La Roma di Gian Piero Gasperini giunge alla boa del girone d’andata in zona Champions League con un’identità chiarissima: squadra dura, corta, che concede poco. Il dato che racconta tutto è la fase difensiva: pochi gol presi e tante partite “tenute” anche quando l’attacco non accende.
Difesa di ferro e un protagonista che si è preso la scena
Il simbolo del girone d’andata è Mile Svilar: continuità, interventi pesanti e quella sensazione di sicurezza che vale punti. Davanti a lui, Gianluca Mancini e Evan Ndicka restano il cardine della struttura, mentre Zeki Çelik si è ritagliato spazio con la sua duttilità, alternando quinto e braccetto senza scomporsi.

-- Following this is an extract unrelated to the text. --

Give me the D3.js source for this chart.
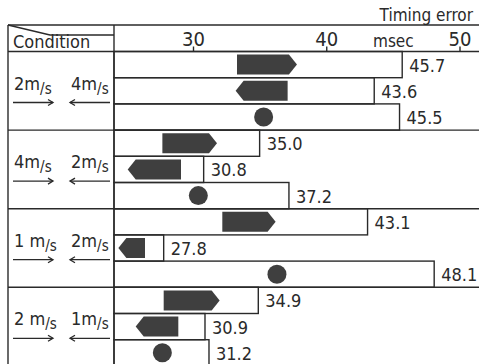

Ma la rivelazione vera è Matías Soulé. Se a inizio anno era un investimento “da decifrare”, oggi è un giocatore centrale nel progetto: strappi, qualità nel breve e soprattutto giocate che spostano l’inerzia. La Roma, fin qui, ha vissuto spesso di episodi: averne uno che l’episodio lo crea è una notizia enorme.
Tra i promossi anche Lorenzo Pellegrini (leadership e lampi, pur con qualche acciacco) e Bryan Cristante, riferimento costante per equilibrio e ordine.
Il limite: pochi gol e big a intermittenza
Il rovescio della medaglia è l’attacco: troppo poco bottino complessivo per una squadra che vuole stare stabilmente tra le prime. Artem Dovbyk ed Evan Ferguson non hanno ancora garantito la continuità realizzativa che serve: presenza a fasi, impatto alterno, e una sensazione di reparto ancora “in costruzione”. Per questo, la soluzione migliore, resta prendere Zirkzee a gennaio.
Il caso più emblematico è Paulo Dybala: quando c’è, alza il livello; quando manca, la Roma perde fantasia e soluzioni. E poi c’è Leon Bailey, fin qui oggetto misterioso tra stop e poca incisività: un rinforzo che non è riuscito a diventare davvero un’opzione affidabile.
Il giudizio, quindi, è chiaro: Roma promossa per struttura e mentalità, rimandata per produzione offensiva. La seconda metà di stagione dirà se i “sufficienti” possono diventare “ottimi”.